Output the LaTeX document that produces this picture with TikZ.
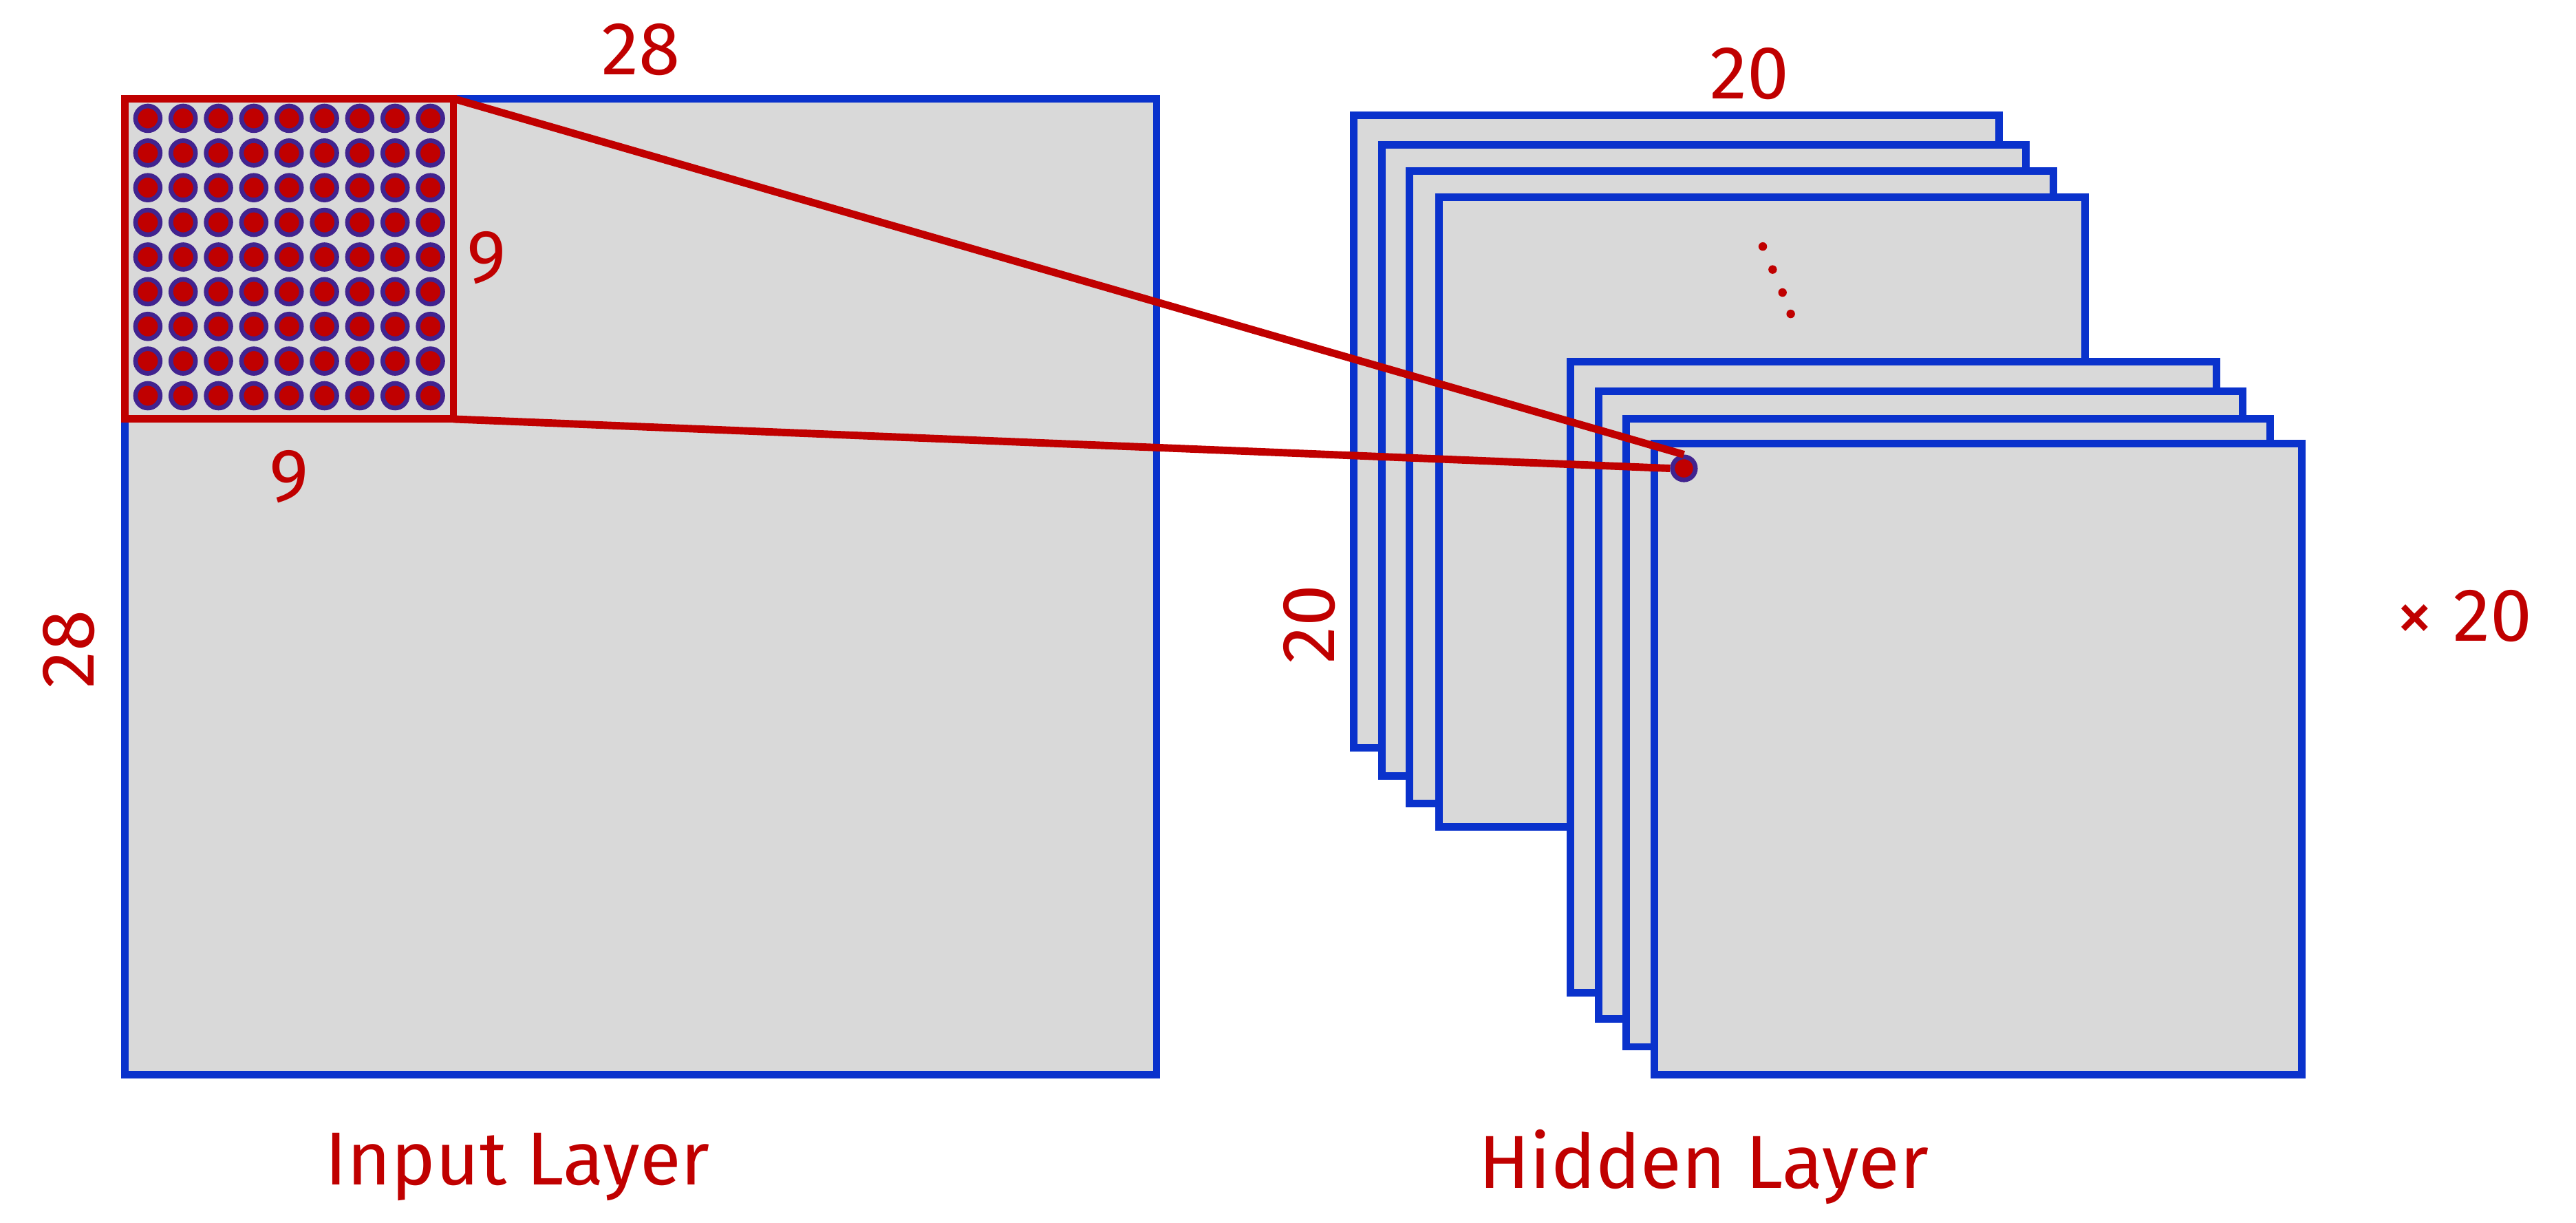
\documentclass[tikz,border=0pt]{standalone}
\usepackage{fontspec}
\setmainfont{Fira Sans}
\definecolor{rd}{HTML}{C00000}
\definecolor{bl}{HTML}{0A32CC}
\definecolor{gr}{HTML}{D9D9D9}
\begin{document}
\begin{tikzpicture}[x=0.01cm,y=-0.01cm,
  sq/.style={draw=bl,fill=gr,line width=1.3pt},
  lbl/.style={text=rd,font=\fontsize{13}{15}\selectfont},
  dot/.style={circle,draw=bl!70!rd,fill=rd,line width=0.8pt,inner sep=0,minimum size=0.15cm}]
\useasboundingbox (0,0) rectangle (1568,744);
\draw[sq] (76,60) rectangle (704,654);
\draw[sq,draw=rd,fill=gr] (76,60) rectangle (276,255);
\foreach \i in {0,...,8}\foreach \j in {0,...,8}
  \node[dot] at ({90+21.5*\i},{72+21.1*\j}) {};
\coordinate (pa) at (276,60);
\coordinate (pb) at (276,255);
\node[lbl] (t28) at (390,30) {28};
\node[lbl] (t9a) at (296,157) {9};
\node[lbl] (t9b) at (176,290) {9};
\node[lbl,rotate=90] (t28b) at (42,395) {28};
\draw[sq] (824,70) rectangle (1217,455);
\draw[sq] (841,88) rectangle (1233,472);
\draw[sq] (858,104) rectangle (1250,489);
\draw[sq] (876,120) rectangle (1269,503);
\foreach \p in {(1073,150),(1079,164),(1085,178),(1090,191)}
  \fill[rd] \p circle (2.6);
\draw[sq] (956,220) rectangle (1349,604);
\draw[sq] (973,238) rectangle (1365,620);
\draw[sq] (990,255) rectangle (1382,637);
\draw[sq] (1007,270) rectangle (1401,654);
\node[dot,minimum size=0.14cm] (hd) at (1025,285) {};
\draw[rd,line width=1.3pt] (pa) -- (hd.north);
\draw[rd,line width=1.3pt] (pb) -- (hd.west);
\node[lbl] (t20) at (1065,45) {20};
\node[lbl,rotate=90] (t20b) at (797,380) {20};
\node[lbl] (x20) at (1500,375) {× 20};
\node[lbl] (il) at (315,710) {Input Layer};
\node[lbl] (hl) at (1037,710) {Hidden Layer};
\end{tikzpicture}
\end{document}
....
TASK TO COMPLETE:
Quote the preceding listing precisely and completely, omitting its images.

RESULT OF THIS EXERCISE:
Output the LaTeX document that produces this picture with TikZ.
\documentclass[tikz,border=0pt]{standalone}
\usepackage{fontspec}
\setmainfont{Fira Sans}
\definecolor{rd}{HTML}{C00000}
\definecolor{bl}{HTML}{0A32CC}
\definecolor{gr}{HTML}{D9D9D9}
\begin{document}
\begin{tikzpicture}[x=0.01cm,y=-0.01cm,
  sq/.style={draw=bl,fill=gr,line width=1.3pt},
  lbl/.style={text=rd,font=\fontsize{13}{15}\selectfont},
  dot/.style={circle,draw=bl!70!rd,fill=rd,line width=0.8pt,inner sep=0,minimum size=0.15cm}]
\useasboundingbox (0,0) rectangle (1568,744);
\draw[sq] (76,60) rectangle (704,654);
\draw[sq,draw=rd,fill=gr] (76,60) rectangle (276,255);
\foreach \i in {0,...,8}\foreach \j in {0,...,8}
  \node[dot] at ({90+21.5*\i},{72+21.1*\j}) {};
\coordinate (pa) at (276,60);
\coordinate (pb) at (276,255);
\node[lbl] (t28) at (390,30) {28};
\node[lbl] (t9a) at (296,157) {9};
\node[lbl] (t9b) at (176,290) {9};
\node[lbl,rotate=90] (t28b) at (42,395) {28};
\draw[sq] (824,70) rectangle (1217,455);
\draw[sq] (841,88) rectangle (1233,472);
\draw[sq] (858,104) rectangle (1250,489);
\draw[sq] (876,120) rectangle (1269,503);
\foreach \p in {(1073,150),(1079,164),(1085,178),(1090,191)}
  \fill[rd] \p circle (2.6);
\draw[sq] (956,220) rectangle (1349,604);
\draw[sq] (973,238) rectangle (1365,620);
\draw[sq] (990,255) rectangle (1382,637);
\draw[sq] (1007,270) rectangle (1401,654);
\node[dot,minimum size=0.14cm] (hd) at (1025,285) {};
\draw[rd,line width=1.3pt] (pa) -- (hd.north);
\draw[rd,line width=1.3pt] (pb) -- (hd.west);
\node[lbl] (t20) at (1065,45) {20};
\node[lbl,rotate=90] (t20b) at (797,380) {20};
\node[lbl] (x20) at (1500,375) {× 20};
\node[lbl] (il) at (315,710) {Input Layer};
\node[lbl] (hl) at (1037,710) {Hidden Layer};
\end{tikzpicture}
\end{document}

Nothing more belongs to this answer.